Some metrics can take additional semicolon-separated options per metric, e.g. --hubble-metrics="dns:query;ignoreAAAA,http:destinationContext=pod-short"
will enable the dns
metric with the query
and ignoreAAAA
options, and the http
metric with the destinationContext=pod-short
option.
Context Options
Most Hubble metrics can be configured to add the source and/or destination context as a label. The options are called sourceContext
and destinationContext
. The possible values are:
Option Value | Description |
---|---|
identity | All Cilium security identity labels |
namespace | Kubernetes namespace name |
pod | Kubernetes pod name |
pod-short | Short version of the Kubernetes pod name. Typically the deployment/replicaset name. |
dns | All known DNS names of the source or destination (comma-separated) |
ip | The IPv4 or IPv6 address |
When specifying the source and/or destination context, multiple contexts can be specified by separating them via the |
symbol. When multiple are specified, then the first non-empty value is added to the metric as a label. For example, a metric configuration of flow:destinationContext=dns|ip
will first try to use the DNS name of the target for the label.

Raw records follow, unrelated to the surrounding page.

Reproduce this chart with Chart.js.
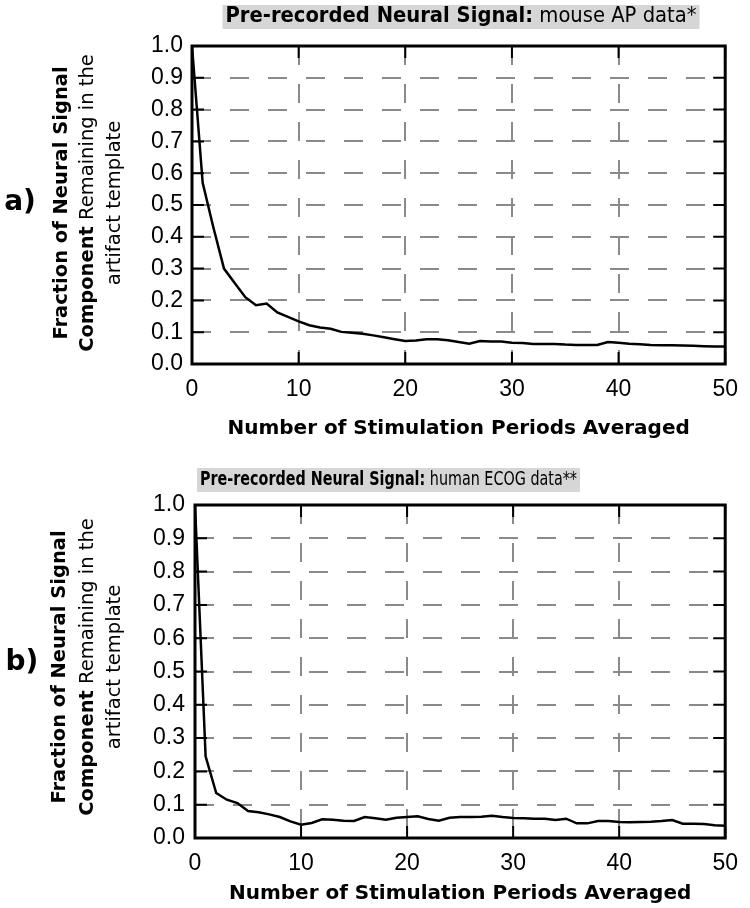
<!DOCTYPE html>
<html>
<head>
<meta charset="utf-8">
<script src="https://cdn.jsdelivr.net/npm/chart.js@4"></script>
<style>
  body { margin: 0; background: #fff; }
  canvas { position: absolute; left: 0; }
</style>
</head>
<body>
<canvas id="chartA" width="750" height="450" style="top:0"></canvas>
<canvas id="chartB" width="750" height="458" style="top:450px"></canvas>
<script>
// number of averaged stimulation periods (x axis)
const periods = [0, 1, 2, 3, 4, 5, 6, 7, 8, 9, 10, 11, 12, 13, 14, 15, 16, 17, 18, 19, 20,
  21, 22, 23, 24, 25, 26, 27, 28, 29, 30, 31, 32, 33, 34, 35, 36, 37, 38, 39, 40,
  41, 42, 43, 44, 45, 46, 47, 48, 49, 50];

// a) mouse AP data
const mouseAP = [1.0, 0.57, 0.43, 0.30, 0.255, 0.21, 0.185, 0.19, 0.162, 0.148, 0.134,
  0.122, 0.115, 0.111, 0.101, 0.098, 0.095, 0.090, 0.084, 0.078, 0.072,
  0.074, 0.078, 0.078, 0.075, 0.069, 0.064, 0.072, 0.071, 0.071, 0.067,
  0.066, 0.063, 0.063, 0.063, 0.061, 0.060, 0.060, 0.060, 0.069, 0.067,
  0.064, 0.062, 0.060, 0.059, 0.059, 0.058, 0.057, 0.056, 0.055, 0.055];

// b) human ECOG data
const humanECOG = [1.0, 0.245, 0.135, 0.115, 0.105, 0.081, 0.077, 0.071, 0.063, 0.050, 0.040,
  0.045, 0.056, 0.055, 0.052, 0.051, 0.063, 0.059, 0.055, 0.061, 0.063,
  0.065, 0.057, 0.052, 0.061, 0.063, 0.063, 0.064, 0.067, 0.063, 0.060,
  0.059, 0.058, 0.058, 0.054, 0.058, 0.044, 0.044, 0.051, 0.051, 0.048,
  0.047, 0.048, 0.049, 0.051, 0.054, 0.043, 0.043, 0.042, 0.038, 0.037];

const xTitle = "Number of Stimulation Periods Averaged";
const yLabelLines = [
  [{ text: "Fraction of Neural Signal", bold: true }],
  [{ text: "Component", bold: true }, { text: " Remaining in the", bold: false }],
  [{ text: "artifact template", bold: false }]
];

const FONT = "'DejaVu Sans', sans-serif";
const TICK_FONT = "'Liberation Sans', Arial, sans-serif";

// рядок тексту з кількох шматків (жирний / звичайний)
function drawRuns(ctx, runs, x, y, size, fitWidth, align, dry) {
  let total = 0;
  runs.forEach(r => {
    ctx.font = (r.bold ? "bold " : "") + size + "px " + FONT;
    r.w = ctx.measureText(r.text).width;
    total += r.w;
  });
  const sx = fitWidth ? fitWidth / total : 1;
  const w = total * sx;
  const start = align === "left" ? x : x - w / 2;
  if (dry) return { left: start, width: w };
  ctx.save();
  ctx.translate(start, y);
  ctx.scale(sx, 1);
  ctx.textBaseline = "middle";
  ctx.textAlign = "left";
  let cx = 0;
  runs.forEach(r => {
    ctx.font = (r.bold ? "bold " : "") + size + "px " + FONT;
    ctx.fillText(r.text, cx, 0);
    cx += r.w;
  });
  ctx.restore();
  return { left: start, width: w };
}

const decorations = {
  id: "decorations",
  afterDraw(chart, args, o) {
    const { ctx, chartArea: a, scales: { x, y } } = chart;
    ctx.save();
    // inner tick marks
    ctx.strokeStyle = "#000";
    ctx.lineWidth = 2;
    ctx.beginPath();
    x.ticks.forEach(t => {
      const px = x.getPixelForValue(t.value);
      ctx.moveTo(px, a.bottom); ctx.lineTo(px, a.bottom - 12);
      ctx.moveTo(px, a.top); ctx.lineTo(px, a.top + 12);
    });
    y.ticks.forEach(t => {
      const py = y.getPixelForValue(t.value);
      ctx.moveTo(a.left, py); ctx.lineTo(a.left + 12, py);
      ctx.moveTo(a.right, py); ctx.lineTo(a.right - 12, py);
    });
    ctx.stroke();
    // frame
    ctx.lineWidth = 3;
    ctx.strokeRect(a.left, a.top, a.right - a.left, a.bottom - a.top);

    // title with grey background
    const m = drawRuns(ctx, o.title, o.titleX, o.titleY, o.titleSize, o.titleWidth, o.titleAlign, true);
    ctx.fillStyle = "#d6d6d6";
    ctx.fillRect(m.left - 3, o.titleY - 12, m.width + 6, 24);
    ctx.fillStyle = "#000";
    drawRuns(ctx, o.title, o.titleX, o.titleY, o.titleSize, o.titleWidth, o.titleAlign);

    // rotated y label
    ctx.save();
    ctx.translate(0, o.yLabelY);
    ctx.rotate(-Math.PI / 2);
    yLabelLines.forEach((line, i) => {
      drawRuns(ctx, line, 0, o.yLabelX[i], o.yLabelSize, null, "center");
    });
    ctx.restore();

    // panel letter
    ctx.font = "bold 28px " + FONT;
    ctx.textAlign = "center";
    ctx.textBaseline = "middle";
    ctx.fillText(o.letter, o.letterX, o.letterY);
    ctx.restore();
  }
};

function makeChart(id, values, cfg) {
  return new Chart(document.getElementById(id), {
    type: "line",
    data: {
      labels: periods,
      datasets: [{
        data: values,
        borderColor: "#000",
        borderWidth: 2.5,
        pointRadius: 0,
        tension: 0,
        fill: false
      }]
    },
    options: {
      responsive: false,
      animation: false,
      layout: { padding: cfg.padding },
      plugins: {
        legend: { display: false },
        tooltip: { enabled: false },
        decorations: cfg.deco
      },
      scales: {
        x: {
          type: "linear",
          min: 0, max: 50,
          afterFit: s => { s.height = cfg.xHeight; },
          ticks: {
            stepSize: 10,
            color: "#000",
            padding: 12,
            maxRotation: 0,
            font: { family: TICK_FONT, size: 23 }
          },
          grid: { color: "#8a8a8a", lineWidth: 2, drawTicks: false },
          border: { display: false, dash: [19, 19] },
          title: {
            display: true,
            text: xTitle,
            color: "#000",
            padding: 0,
            font: { family: FONT, size: 20, weight: "bold" }
          }
        },
        y: {
          min: 0, max: 1,
          afterFit: s => { s.width = cfg.yWidth; },
          ticks: {
            stepSize: 0.1,
            color: "#000",
            padding: cfg.yPad,
            callback: v => v.toFixed(1),
            font: { family: TICK_FONT, size: 23 }
          },
          grid: { color: "#8a8a8a", lineWidth: 2, drawTicks: false },
          border: { display: false, dash: [19, 19] }
        }
      }
    },
    plugins: [decorations]
  });
}

makeChart("chartA", mouseAP, {
  padding: { left: 0, top: 46, right: 23, bottom: 9 },
  xHeight: 77, yWidth: 192, yPad: 9,
  deco: {
    title: [{ text: "Pre-recorded Neural Signal:", bold: true }, { text: " mouse AP data*", bold: false }],
    titleX: 461, titleY: 17, titleSize: 21, titleWidth: 471, titleAlign: "center",
    yLabelX: [62, 88, 115], yLabelY: 203, yLabelSize: 19.5,
    letter: "a)", letterX: 20, letterY: 203
  }
});

makeChart("chartB", humanECOG, {
  padding: { left: 0, top: 55, right: 19, bottom: 2 },
  xHeight: 68, yWidth: 195, yPad: 10,
  deco: {
    title: [{ text: "Pre-recorded Neural Signal:", bold: true }, { text: " human ECOG data**", bold: false }],
    titleX: 200, titleY: 30, titleSize: 20, titleWidth: 377, titleAlign: "left",
    yLabelX: [60, 88, 115], yLabelY: 217, yLabelSize: 19.5,
    letter: "b)", letterX: 22, letterY: 213
  }
});
</script>
</body>
</html>
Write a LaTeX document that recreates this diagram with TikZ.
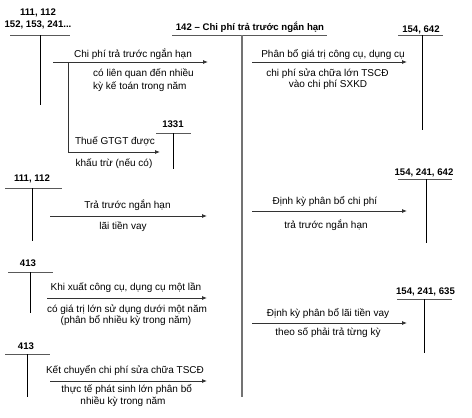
\documentclass[tikz,border=0pt]{standalone}
\usepackage{fontspec}
\setmainfont{Liberation Sans}
\usetikzlibrary{arrows.meta}
\begin{document}
\begin{tikzpicture}[x=1pt,y=-1pt,
  lbl/.style={anchor=base,inner sep=0pt,font=\fontsize{10}{12}\selectfont},
  acc/.style={anchor=base,inner sep=0pt,font=\fontsize{9.6}{11}\selectfont\bfseries},
  tbar/.style={draw=black!65,line width=0.9pt},
  tstem/.style={draw=black,line width=0.8pt},
  mainstem/.style={draw=black!55,line width=1.4pt},
  flow/.style={draw=black!80,line width=0.8pt,-{Latex[length=5pt,width=4pt]}},
  branch/.style={draw=black!80,line width=0.8pt}]
\useasboundingbox (0,0) rectangle (472,418);
\fill[white] (0,0) rectangle (472,418);

% ---- main account 142
\node[acc] (t142) at (250,30) {142 – Chi phí trả trước ngắn hạn};
\coordinate (m142L) at (172,35);
\coordinate (m142R) at (327,35);
\coordinate (m142T) at (242,35);
\coordinate (m142B) at (242,397);
\draw[tbar] (m142L) -- (m142R);
\draw[mainstem] (m142T) -- (m142B);

% ---- account 111,112 / 152,153,241...
\node[acc] (a1a) at (38,15) {111, 112};
\node[acc] (a1b) at (38,27.3) {152, 153, 241...};
\coordinate (a1L) at (10,35);
\coordinate (a1R) at (70,35);
\coordinate (a1T) at (40,35);
\coordinate (a1B) at (40,105);
\draw[tbar] (a1L) -- (a1R);
\draw[tstem] (a1T) -- (a1B);

% ---- 1331
\node[acc] (a1331) at (173,127.3) {1331};
\coordinate (b1L) at (156,133);
\coordinate (b1R) at (191,133);
\coordinate (b1T) at (173,133);
\coordinate (b1B) at (173,169);
\draw[tbar] (b1L) -- (b1R);
\draw[tstem] (b1T) -- (b1B);

% ---- 154, 642
\node[acc] (a154a) at (421,32.7) {154, 642};
\coordinate (c1L) at (398,35);
\coordinate (c1R) at (443,35);
\coordinate (c1T) at (422,35);
\coordinate (c1B) at (422,130);
\draw[tbar] (c1L) -- (c1R);
\draw[tstem] (c1T) -- (c1B);

% ---- 111, 112 (second)
\node[acc] (a2) at (32,181.7) {111, 112};
\coordinate (a2L) at (5,188);
\coordinate (a2R) at (62,188);
\coordinate (a2T) at (32,188);
\coordinate (a2B) at (32,241);
\draw[tbar] (a2L) -- (a2R);
\draw[tstem] (a2T) -- (a2B);

% ---- 154, 241, 642
\node[acc] (a154b) at (424,175) {154, 241, 642};
\coordinate (c2L) at (398,179);
\coordinate (c2R) at (452,179);
\coordinate (c2T) at (426,179);
\coordinate (c2B) at (426,243);
\draw[tbar] (c2L) -- (c2R);
\draw[tstem] (c2T) -- (c2B);

% ---- 413 (first)
\node[acc] (a3) at (28,266) {413};
\coordinate (a3L) at (8,272);
\coordinate (a3R) at (53,272);
\coordinate (a3T) at (30,272);
\coordinate (a3B) at (30,313);
\draw[tbar] (a3L) -- (a3R);
\draw[tstem] (a3T) -- (a3B);

% ---- 154, 241, 635
\node[acc] (a154c) at (425.5,294.7) {154, 241, 635};
\coordinate (c3L) at (397,299);
\coordinate (c3R) at (452,299);
\coordinate (c3T) at (424,299);
\coordinate (c3B) at (424,353);
\draw[tbar] (c3L) -- (c3R);
\draw[tstem] (c3T) -- (c3B);

% ---- 413 (second)
\node[acc] (a4) at (26,349) {413};
\coordinate (a4L) at (5,354);
\coordinate (a4R) at (50,354);
\coordinate (a4T) at (27,354);
\coordinate (a4B) at (27,397);
\draw[tbar] (a4L) -- (a4R);
\draw[tstem] (a4T) -- (a4B);

% ---- flow 1: prepaid expenses
\coordinate (f1s) at (53,62);
\coordinate (f1e) at (208,62);
\draw[flow] (f1s) -- (f1e);
\node[lbl] (l1a) at (133,57) {Chi phí trả trước ngắn hạn};
\node[lbl,anchor=base west] (l1b) at (93,76) {có liên quan đến nhiều};
\node[lbl,anchor=base west] (l1c) at (93,89) {kỳ kế toán trong năm};

% ---- branch: VAT
\coordinate (f2j) at (68,62);
\coordinate (f2k) at (68,152);
\coordinate (f2e) at (160,152);
\draw[branch] (f2j) -- (f2k);
\draw[flow] (f2k) -- (f2e);
\node[lbl] (l2a) at (115,144.3) {Thuế GTGT được};
\node[lbl] (l2b) at (114,166.7) {khấu trừ (nếu có)};

% ---- flow 3: interest prepaid
\coordinate (f3s) at (50,216);
\coordinate (f3e) at (207,216);
\draw[flow] (f3s) -- (f3e);
\node[lbl] (l3a) at (127.5,208) {Trả trước ngắn hạn};
\node[lbl] (l3b) at (123,229) {lãi tiền vay};

% ---- flow 4: tools
\coordinate (f4s) at (47,298);
\coordinate (f4e) at (207,298);
\draw[flow] (f4s) -- (f4e);
\node[lbl] (l4a) at (126,290.7) {Khi xuất công cụ, dụng cụ một lần};
\node[lbl] (l4b) at (127,312.7) {có giá trị lớn sử dụng dưới một năm};
\node[lbl] (l4c) at (126,323.5) {(phân bổ nhiều kỳ trong năm)};

% ---- flow 5: repair
\coordinate (f5s) at (50,381);
\coordinate (f5e) at (207,381);
\draw[flow] (f5s) -- (f5e);
\node[lbl] (l5a) at (125,373.3) {Kết chuyển chi phí sửa chữa TSCĐ};
\node[lbl] (l5b) at (126.7,392.3) {thực tế phát sinh lớn phân bổ};
\node[lbl] (l5c) at (123,404) {nhiều kỳ trong năm};

% ---- right flows
\coordinate (g1s) at (252,62);
\coordinate (g1e) at (407,62);
\draw[flow] (g1s) -- (g1e);
\node[lbl] (r1a) at (333,57) {Phân bổ giá trị công cụ, dụng cụ};
\node[lbl] (r1b) at (327.5,76) {chi phí sửa chữa lớn TSCĐ};
\node[lbl] (r1c) at (328,87.5) {vào chi phí SXKD};

\coordinate (g2s) at (252,211);
\coordinate (g2e) at (407,211);
\draw[flow] (g2s) -- (g2e);
\node[lbl] (r2a) at (325,204.7) {Định kỳ phân bổ chi phí};
\node[lbl] (r2b) at (326,228.7) {trả trước ngắn hạn};

\coordinate (g3s) at (252,323);
\coordinate (g3e) at (407,323);
\draw[flow] (g3s) -- (g3e);
\node[lbl] (r3a) at (328,316.7) {Định kỳ phân bổ lãi tiền vay};
\node[lbl] (r3b) at (328,335) {theo số phải trả từng kỳ};
\end{tikzpicture}
\end{document}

If no DNS name is known for the target, it will fall back and use the IP address of the target instead.
Exported Metrics
Hubble metrics are exported under the hubble_
Prometheus namespace.
dns
Name | Labels | Description |
---|---|---|
dns_queries_total | rcode , qtypes , ips_returned | Number of DNS queries observed |
dns_responses_total | rcode , qtypes , ips_returned | Number of DNS responses observed |
dns_response_types_total | type , qtypes | Number of DNS response types |
Options
Option Key | Option Value | Description |
---|---|---|
query | N/A | Include the query as label “query” |
ignoreAAAA | N/A | Ignore any AAAA requests/responses |
This metric supports Context Options.
drop
Name | Labels | Description |
---|---|---|
drop_total | reason , protocol | Number of drops |
Options
This metric supports Context Options.
flow
Name | Labels | Description |
---|---|---|
flows_processed_total | type , subtype , verdict | Total number of flows processed |
Options
This metric supports Context Options.
http
Name | Labels | Description |
---|---|---|
http_requests_total | method , protocol | Count of HTTP requests |
http_responses_total | method , status | Count of HTTP responses |
http_request_duration_seconds | method | Quantiles of HTTP request duration in seconds |
Options
This metric supports Context Options.
icmp
Name | Labels | Description |
---|---|---|
icmp_total | family , type | Number of ICMP messages |
Options
This metric supports Context Options.
port-distribution
Name | Labels | Description |
---|---|---|
port_distribution_total | protocol , port | Numbers of packets distributed by destination port |
Options
This metric supports Context Options.
tcp
Name | Labels | Description |
---|---|---|
tcp_flags_total | flag , family | TCP flag occurrences |
Options
This metric supports Context Options.